2012/4/23 Delphine Ménard <notafishz at gmail.com>:
> Top posting.
> This is getting a bit ridiculous. Frankly, while I see the need for
> *some* statistics, I don't see how the number of emails exchanged is
> in any kind of way relevant to the work this ombudsmen commission, for
> one. Seriously, if they solve a case with 2 emails or 200, I couldn't
> care less. Second, I understand Thomas' reluctance to skim through 600
> emails to give a report that was not part of his mandate in the first
> place, if I am not mistaken.
> Could the interested people, as was asked, draw up a few "report
> guidelines" on meta as to what they would like to see, and could the
> commission can take just a bit of its time to see what's
> feasible/reasonable and what is not (as per Mike's proposal), and
> agree to issue a report at given intervals so that the black box is
> maybe not so black?
> It seems that something along the lines of X cases, Y accepted, Z
> rejected (reason for them being rejected if possible), solved
> succesfully/not solved and time to solve a case (date it came in, date
> it was solved) would probably answer most of the concerns expressed
> here. If you know you have to do it in advance, then the task should
> be bearable. Let's look forward, and not dwell on what we didn't think
> about before.
> On Mon, Apr 23, 2012 at 3:23 PM, Thomas Goldammer <thogol at googlemail.com> wrote:
>> 2012/4/23 Mike Christie <coldchrist at gmail.com>:
>>> This might be a digression, but I'm fairly new to this list and would
>>> like a clarification. What's the decision-making process within the
>>> WMF on issues such as this (a request from the community to document a
>>> WMF process)? I understand how processes are implemented (or not),
>>> and how tasks are done (or not) on en.wikipedia, but I don't yet
>>> understand the relationship between community requests (or requests
>>> from individuals in the community) and WMF processes and tasks. What
>>> are the expectations for WMF employees' response to a request such as
>>> this -- presumably they can assess it and say no if they feel that's
>>> appropriate? Is it part of their job description to communicate via
>>> lists such as this, and justify their decisions?

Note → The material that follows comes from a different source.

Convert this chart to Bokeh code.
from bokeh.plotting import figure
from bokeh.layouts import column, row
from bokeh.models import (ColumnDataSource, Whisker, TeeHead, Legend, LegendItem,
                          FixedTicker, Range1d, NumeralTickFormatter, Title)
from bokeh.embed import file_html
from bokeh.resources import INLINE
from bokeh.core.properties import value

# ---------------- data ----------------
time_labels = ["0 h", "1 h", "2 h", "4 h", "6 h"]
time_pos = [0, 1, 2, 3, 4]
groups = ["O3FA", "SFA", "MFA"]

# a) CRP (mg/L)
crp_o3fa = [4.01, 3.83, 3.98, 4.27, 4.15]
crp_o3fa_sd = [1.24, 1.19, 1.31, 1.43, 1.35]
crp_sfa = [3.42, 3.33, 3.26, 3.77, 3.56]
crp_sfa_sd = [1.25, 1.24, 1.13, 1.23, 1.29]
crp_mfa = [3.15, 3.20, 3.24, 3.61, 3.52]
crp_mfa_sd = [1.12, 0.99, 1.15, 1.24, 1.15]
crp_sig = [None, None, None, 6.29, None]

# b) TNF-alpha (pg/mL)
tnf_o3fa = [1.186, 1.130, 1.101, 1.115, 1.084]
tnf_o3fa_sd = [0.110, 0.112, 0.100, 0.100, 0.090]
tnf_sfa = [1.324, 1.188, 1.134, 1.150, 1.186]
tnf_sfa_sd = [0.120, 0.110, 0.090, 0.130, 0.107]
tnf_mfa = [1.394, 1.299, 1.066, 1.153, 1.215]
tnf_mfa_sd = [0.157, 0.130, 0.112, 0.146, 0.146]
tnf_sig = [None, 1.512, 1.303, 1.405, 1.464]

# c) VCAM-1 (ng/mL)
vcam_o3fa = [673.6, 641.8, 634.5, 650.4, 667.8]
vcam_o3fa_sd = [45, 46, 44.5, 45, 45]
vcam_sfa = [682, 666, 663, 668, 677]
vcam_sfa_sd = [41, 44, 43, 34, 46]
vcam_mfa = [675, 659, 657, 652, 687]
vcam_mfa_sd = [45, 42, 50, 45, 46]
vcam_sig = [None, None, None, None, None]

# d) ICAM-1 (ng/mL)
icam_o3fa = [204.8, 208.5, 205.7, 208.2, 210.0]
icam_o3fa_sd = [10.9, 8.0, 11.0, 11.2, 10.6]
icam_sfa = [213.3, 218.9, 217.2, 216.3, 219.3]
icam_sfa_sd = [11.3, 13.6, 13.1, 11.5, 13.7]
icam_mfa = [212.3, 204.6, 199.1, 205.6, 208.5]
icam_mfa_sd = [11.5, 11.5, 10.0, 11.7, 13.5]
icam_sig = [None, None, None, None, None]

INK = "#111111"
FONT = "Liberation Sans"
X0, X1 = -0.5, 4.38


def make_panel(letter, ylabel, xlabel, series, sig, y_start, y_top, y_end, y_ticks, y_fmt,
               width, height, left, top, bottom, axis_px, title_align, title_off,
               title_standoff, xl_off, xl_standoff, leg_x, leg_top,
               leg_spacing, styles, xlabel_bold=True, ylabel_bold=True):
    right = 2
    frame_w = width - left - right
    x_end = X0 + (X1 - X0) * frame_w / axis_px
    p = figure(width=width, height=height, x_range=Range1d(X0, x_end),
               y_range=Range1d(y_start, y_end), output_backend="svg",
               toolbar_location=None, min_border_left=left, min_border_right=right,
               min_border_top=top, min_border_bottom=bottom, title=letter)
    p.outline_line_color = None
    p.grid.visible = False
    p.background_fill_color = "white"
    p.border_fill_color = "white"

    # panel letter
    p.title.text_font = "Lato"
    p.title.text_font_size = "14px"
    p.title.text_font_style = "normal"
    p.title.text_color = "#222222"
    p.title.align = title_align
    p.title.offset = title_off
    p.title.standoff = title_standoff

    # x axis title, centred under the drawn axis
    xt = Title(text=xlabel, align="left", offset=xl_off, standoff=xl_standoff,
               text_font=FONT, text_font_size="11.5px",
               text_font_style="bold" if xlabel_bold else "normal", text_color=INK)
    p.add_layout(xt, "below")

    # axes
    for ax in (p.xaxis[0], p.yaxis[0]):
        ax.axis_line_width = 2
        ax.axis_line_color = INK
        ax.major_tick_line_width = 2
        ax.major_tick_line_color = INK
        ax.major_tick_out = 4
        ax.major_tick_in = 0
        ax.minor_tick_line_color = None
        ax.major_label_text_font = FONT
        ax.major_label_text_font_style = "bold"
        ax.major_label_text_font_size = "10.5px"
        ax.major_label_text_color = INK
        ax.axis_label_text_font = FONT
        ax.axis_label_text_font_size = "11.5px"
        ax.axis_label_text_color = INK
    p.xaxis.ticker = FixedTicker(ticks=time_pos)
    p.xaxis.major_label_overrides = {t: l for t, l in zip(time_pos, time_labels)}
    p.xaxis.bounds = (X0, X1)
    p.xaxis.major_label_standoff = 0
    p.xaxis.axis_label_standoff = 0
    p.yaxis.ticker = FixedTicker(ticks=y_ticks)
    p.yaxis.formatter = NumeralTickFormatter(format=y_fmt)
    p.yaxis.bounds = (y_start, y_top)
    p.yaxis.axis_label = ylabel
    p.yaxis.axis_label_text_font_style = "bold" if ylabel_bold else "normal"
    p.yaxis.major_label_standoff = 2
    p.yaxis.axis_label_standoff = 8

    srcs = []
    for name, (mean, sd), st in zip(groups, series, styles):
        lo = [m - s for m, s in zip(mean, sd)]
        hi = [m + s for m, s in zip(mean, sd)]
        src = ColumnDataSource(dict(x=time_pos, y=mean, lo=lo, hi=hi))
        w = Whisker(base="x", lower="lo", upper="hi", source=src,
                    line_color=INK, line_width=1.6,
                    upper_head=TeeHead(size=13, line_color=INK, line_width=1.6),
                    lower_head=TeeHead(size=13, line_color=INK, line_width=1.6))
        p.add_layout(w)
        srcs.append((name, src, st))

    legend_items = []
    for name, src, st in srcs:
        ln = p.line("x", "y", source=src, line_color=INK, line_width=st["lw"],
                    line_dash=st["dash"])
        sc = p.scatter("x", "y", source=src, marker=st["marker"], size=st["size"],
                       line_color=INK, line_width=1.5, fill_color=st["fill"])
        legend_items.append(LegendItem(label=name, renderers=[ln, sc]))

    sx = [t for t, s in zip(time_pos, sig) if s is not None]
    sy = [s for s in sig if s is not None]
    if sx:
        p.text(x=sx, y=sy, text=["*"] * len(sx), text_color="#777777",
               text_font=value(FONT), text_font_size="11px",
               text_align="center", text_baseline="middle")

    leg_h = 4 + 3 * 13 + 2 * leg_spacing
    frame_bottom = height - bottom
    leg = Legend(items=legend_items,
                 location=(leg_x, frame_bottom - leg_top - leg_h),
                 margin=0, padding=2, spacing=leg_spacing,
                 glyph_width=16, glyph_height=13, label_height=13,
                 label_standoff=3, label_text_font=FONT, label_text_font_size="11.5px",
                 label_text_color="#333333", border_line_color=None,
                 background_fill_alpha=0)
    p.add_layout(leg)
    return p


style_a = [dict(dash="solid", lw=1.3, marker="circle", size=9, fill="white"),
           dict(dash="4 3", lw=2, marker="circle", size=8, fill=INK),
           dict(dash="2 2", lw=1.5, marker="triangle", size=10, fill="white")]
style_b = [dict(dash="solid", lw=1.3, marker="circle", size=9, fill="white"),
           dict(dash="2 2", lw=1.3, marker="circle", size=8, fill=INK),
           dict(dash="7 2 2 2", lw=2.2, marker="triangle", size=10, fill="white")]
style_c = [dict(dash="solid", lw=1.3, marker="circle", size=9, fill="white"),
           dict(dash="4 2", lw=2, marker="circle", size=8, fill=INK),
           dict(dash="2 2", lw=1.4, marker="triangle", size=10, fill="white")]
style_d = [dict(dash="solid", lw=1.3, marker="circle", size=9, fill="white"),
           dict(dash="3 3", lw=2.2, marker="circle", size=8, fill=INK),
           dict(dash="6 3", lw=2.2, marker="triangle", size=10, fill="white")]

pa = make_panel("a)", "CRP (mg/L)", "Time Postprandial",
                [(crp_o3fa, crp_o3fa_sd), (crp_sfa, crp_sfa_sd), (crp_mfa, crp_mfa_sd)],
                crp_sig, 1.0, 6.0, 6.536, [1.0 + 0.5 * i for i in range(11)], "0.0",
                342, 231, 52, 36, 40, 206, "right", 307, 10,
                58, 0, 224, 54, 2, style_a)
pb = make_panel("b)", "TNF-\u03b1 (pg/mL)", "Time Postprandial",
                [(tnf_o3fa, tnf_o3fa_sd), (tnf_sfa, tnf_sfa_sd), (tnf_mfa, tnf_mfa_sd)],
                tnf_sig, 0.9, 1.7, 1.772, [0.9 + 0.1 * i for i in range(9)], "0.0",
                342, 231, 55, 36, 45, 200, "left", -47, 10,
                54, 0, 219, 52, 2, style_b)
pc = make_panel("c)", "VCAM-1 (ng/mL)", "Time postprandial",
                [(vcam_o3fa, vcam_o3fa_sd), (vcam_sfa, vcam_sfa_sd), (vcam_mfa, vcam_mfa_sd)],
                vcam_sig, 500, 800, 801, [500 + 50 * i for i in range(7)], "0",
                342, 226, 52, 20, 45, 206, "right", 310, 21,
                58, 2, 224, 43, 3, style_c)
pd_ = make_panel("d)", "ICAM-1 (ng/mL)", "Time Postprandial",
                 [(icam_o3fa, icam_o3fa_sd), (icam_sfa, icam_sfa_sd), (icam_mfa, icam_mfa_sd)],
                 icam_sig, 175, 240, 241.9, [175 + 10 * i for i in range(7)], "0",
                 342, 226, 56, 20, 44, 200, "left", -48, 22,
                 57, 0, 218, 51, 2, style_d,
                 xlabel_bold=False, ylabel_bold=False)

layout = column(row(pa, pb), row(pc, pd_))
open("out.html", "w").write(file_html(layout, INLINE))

>> Mike, the ombudsman commission does not consist of WMF employees. We
>> are just volunteers. We don't get paid for what we are doing. ;) If I
>> got paid for it, I would happily search all my emails and create all
>> sorts of statistics the community wants to have, but I didn't
>> volunteer for being a statistican or doing anything related to that,
>> so I just won't do it. :) Explaining how we process requests is
>> something else, and I did already explain that process.